The problem was with Imma. She accepted, with grim fatalism, that I had to serve our country; where she drew the line was with the sea commandos. Had she not sacrificed enough already? She left the green Carpathian Mountains for a mosquito-infested swamp, gave up her jewelry to buy a tractor for our kibbutz, and worst of all accepted, against her very nature, that in our socialist system I slept in the children’s dorm as if I belonged to the collective and not to her. Now, in 1963, she refused to permit that her only son would risk his life on daredevil missions not because he had to, but because he wanted to. “How can you even ask me to sign this?” she said, pushing the page back in my direction. Imma cared far more about family, children, theater, and music than she ever did about socialism. She sacrificed almost everything because she fell in love with an ideologue. She wasn’t going to sacrifice her only son.

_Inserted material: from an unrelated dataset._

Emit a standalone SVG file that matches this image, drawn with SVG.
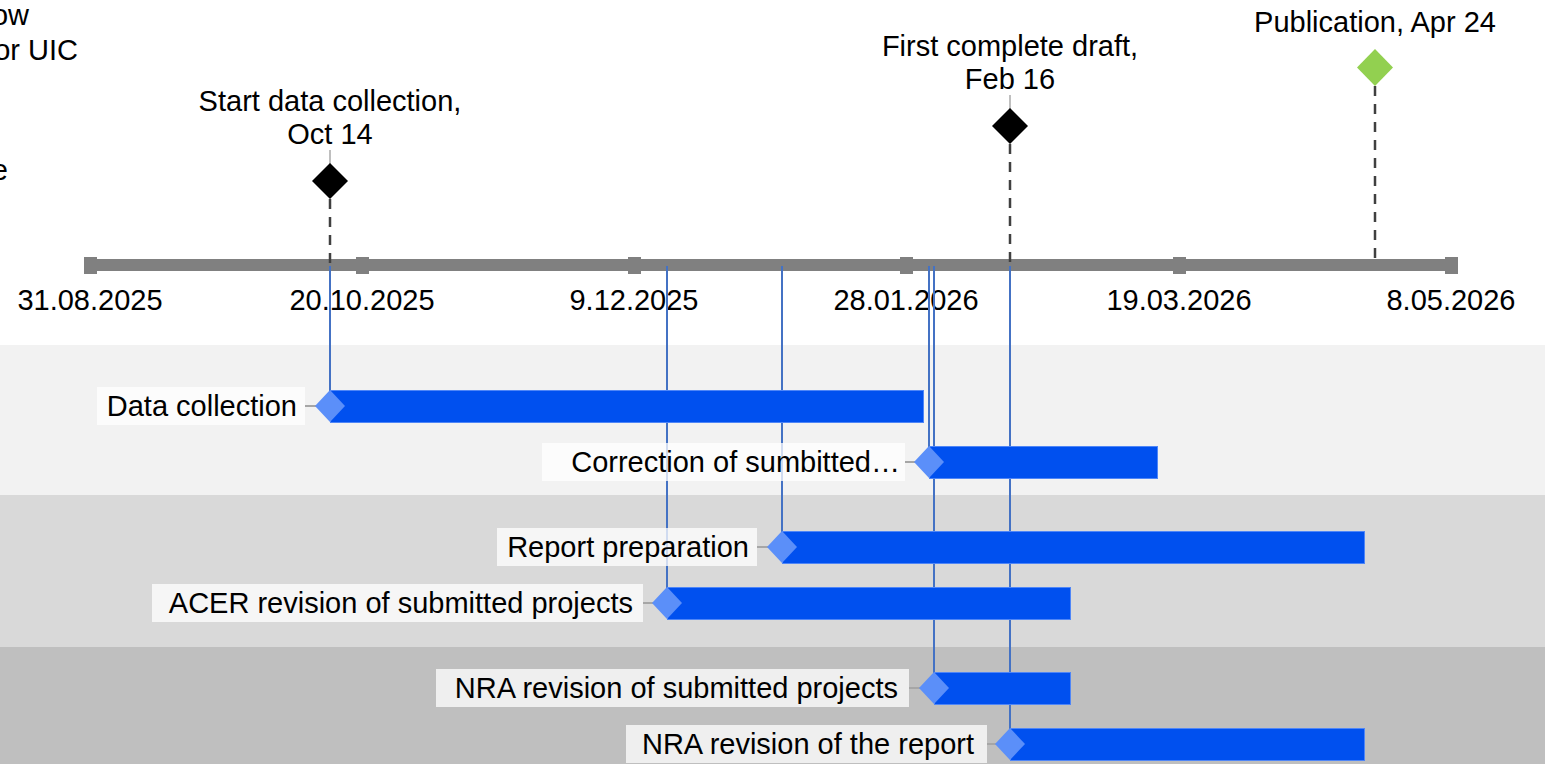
<svg xmlns="http://www.w3.org/2000/svg" width="1545" height="764" viewBox="0 0 1545 764">
<style>
text{font-family:"Liberation Sans",Arial,sans-serif;font-size:29px;fill:#000}
.ax{text-anchor:middle}
.lb{text-anchor:end}
.box{fill:#ffffff;fill-opacity:0.75}
.bar{fill:#0050ef;stroke:#4f86f7;stroke-width:1}
.dia{fill:#5b8ff9}
.con{stroke:#a6a6a6;stroke-width:2}
.vl{stroke:#4472c4;stroke-width:2;fill:none}
.dash{stroke:#404040;stroke-width:2.5;stroke-dasharray:10 8;fill:none}
.tick{fill:#808080}
</style>
<rect width="1545" height="764" fill="#ffffff"/>
<g id="bands">
<rect x="0" y="345" width="1545" height="150" fill="#f2f2f2"/>
<rect x="0" y="495" width="1545" height="152" fill="#d9d9d9"/>
<rect x="0" y="647" width="1545" height="117" fill="#bfbfbf"/>
</g>
<g id="legend-clipped">
<text x="29" y="25" class="lb">ow</text>
<text x="78" y="60" class="lb">or UIC</text>
<text x="8" y="180" class="lb">e</text>
</g>
<g id="axis">
<rect x="85" y="259" width="1373" height="12" fill="#808080"/>
<rect x="84" y="257" width="13" height="17" class="tick"/>
<rect x="356" y="257" width="13" height="17" class="tick"/>
<rect x="628" y="257" width="13" height="17" class="tick"/>
<rect x="900" y="257" width="13" height="17" class="tick"/>
<rect x="1173" y="257" width="13" height="17" class="tick"/>
<rect x="1445" y="257" width="13" height="17" class="tick"/>
<text x="90" y="310" class="ax">31.08.2025</text>
<text x="362" y="310" class="ax">20.10.2025</text>
<text x="634" y="310" class="ax">9.12.2025</text>
<text x="906" y="310" class="ax">28.01.2026</text>
<text x="1179" y="310" class="ax">19.03.2026</text>
<text x="1451" y="310" class="ax">8.05.2026</text>
</g>
<g id="connectors">
<line x1="330" y1="199" x2="330" y2="265" class="dash"/>
<line x1="1010" y1="144" x2="1010" y2="265" class="dash"/>
<line x1="1375" y1="86" x2="1375" y2="265" class="dash"/>
<line x1="330" y1="150" x2="330" y2="164" stroke="#bfbfbf" stroke-width="2"/>
<line x1="1010" y1="95" x2="1010" y2="109" stroke="#bfbfbf" stroke-width="2"/>
<line x1="330" y1="266" x2="330" y2="391" class="vl"/>
<line x1="667" y1="266" x2="667" y2="588" class="vl"/>
<line x1="782" y1="266" x2="782" y2="532" class="vl"/>
<line x1="929" y1="266" x2="929" y2="447" class="vl"/>
<line x1="934" y1="266" x2="934" y2="673" class="vl"/>
<line x1="1010" y1="266" x2="1010" y2="729" class="vl"/>
</g>
<g id="m-start">
<polygon points="330,163 348,181 330,199 312,181" fill="#000"/>
<text x="330" y="111" class="ax">Start data collection,</text>
<text x="330" y="144" class="ax">Oct 14</text>
</g>
<g id="m-draft">
<polygon points="1010,108 1028,126 1010,144 992,126" fill="#000"/>
<text x="1010" y="56" class="ax">First complete draft,</text>
<text x="1010" y="89" class="ax">Feb 16</text>
</g>
<g id="m-pub">
<polygon points="1375,49 1393,67.5 1375,86 1357,67.5" fill="#92d050"/>
<text x="1375" y="32" class="ax">Publication, Apr 24</text>
</g>
<g id="t-data">
<rect x="97" y="387" width="208" height="38" class="box"/>
<line x1="305" y1="406" x2="330" y2="406" class="con"/>
<rect x="330.5" y="390.5" width="593" height="32" class="bar"/>
<polygon points="330,390 345,406 330,422 315,406" class="dia"/>
<text x="297" y="416" class="lb">Data collection</text>
</g>
<g id="t-correction">
<rect x="542" y="443" width="363" height="38" class="box"/>
<line x1="905" y1="462" x2="929" y2="462" class="con"/>
<rect x="929.5" y="446.5" width="228" height="32" class="bar"/>
<polygon points="929,446 944,462 929,478 914,462" class="dia"/>
<text x="900" y="472" class="lb">Correction of sumbitted…</text>
</g>
<g id="t-report">
<rect x="497" y="528" width="260" height="38" class="box"/>
<line x1="757" y1="547" x2="782" y2="547" class="con"/>
<rect x="782.5" y="531.5" width="582" height="32" class="bar"/>
<polygon points="782,531 797,547 782,563 767,547" class="dia"/>
<text x="749" y="557" class="lb">Report preparation</text>
</g>
<g id="t-acer">
<rect x="152" y="584" width="491" height="38" class="box"/>
<line x1="643" y1="603" x2="667" y2="603" class="con"/>
<rect x="667.5" y="587.5" width="403" height="32" class="bar"/>
<polygon points="667,587 682,603 667,619 652,603" class="dia"/>
<text x="633" y="613" class="lb">ACER revision of submitted projects</text>
</g>
<g id="t-nra-projects">
<rect x="436" y="669" width="473" height="38" class="box"/>
<line x1="909" y1="688" x2="934" y2="688" class="con"/>
<rect x="934.5" y="672.5" width="136" height="32" class="bar"/>
<polygon points="934,672 949,688 934,704 919,688" class="dia"/>
<text x="898" y="698" class="lb">NRA revision of submitted projects</text>
</g>
<g id="t-nra-report">
<rect x="626" y="725" width="361" height="38" class="box"/>
<line x1="987" y1="744" x2="1010" y2="744" class="con"/>
<rect x="1010.5" y="728.5" width="354" height="32" class="bar"/>
<polygon points="1010,728 1025,744 1010,760 995,744" class="dia"/>
<text x="974" y="754" class="lb">NRA revision of the report</text>
</g>
</svg>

We stood in the concrete bungalow, sweat pouring from her furrowed brow in the pitiless heat. I took no pleasure in hurting her, but I’d been raised on glorious tales of the Maccabees and the Palmach, and seeking permission from my mother felt degrading. It was my life, and if I wanted to dive under a ship to attach a limpet mine, or penetrate enemy territory to photograph a communications tower, that was my affair, not hers.

After failing to bring her around, I resorted to an ultimatum I knew would work. “Imma,” began the cruelest line ever to cross my lips, “if I’m on a mission, yes there’s a chance I’ll be killed. But if I can’t join Flotilla 13 because of you, there is 100 percent certainty you will not see me again.” With tears welling up in her eyes, she signed the form.

My final hurdle was the kibbutz itself. The members, too, demanded a right to approve my plan, and at the assembly in the House of Culture they voted no. Maybe Imma lobbied against me behind the scenes, I can’t say. The kibbutz refused to give me permission to join what they deemed an example of the individualism they considered anathema: The New Man wasn’t supposed to be a daredevil out for thrills. I should join a regular military unit like everyone else.

They gave me a chance to speak, and I presented more or less the same ultimatum I had given Imma. I looked at my parents and their comrades, people I admired because they had turned an inferno of desolation and malarial mosquitoes into a paradise. “I do not want to leave the kibbutz,” I told them, “but your decision betrays everything the kibbutz has taught me about defending our hard-fought land from our enemies. What about the Syrians?” I said pointing in the general direction of their positions on the Golan. “Don’t you risk your life every time you drive a tractor over the border? Why is your battle to expand our territory different from what I am determined to do, which is to defend it?” The only way they could raise their bananas was for others to protect them and, with luck, even conquer fresh land for settlement.

Jonah, sensing I really would walk away from the kibbutz and never return if they stuck to their guns, convinced people to reverse their ban. I was free.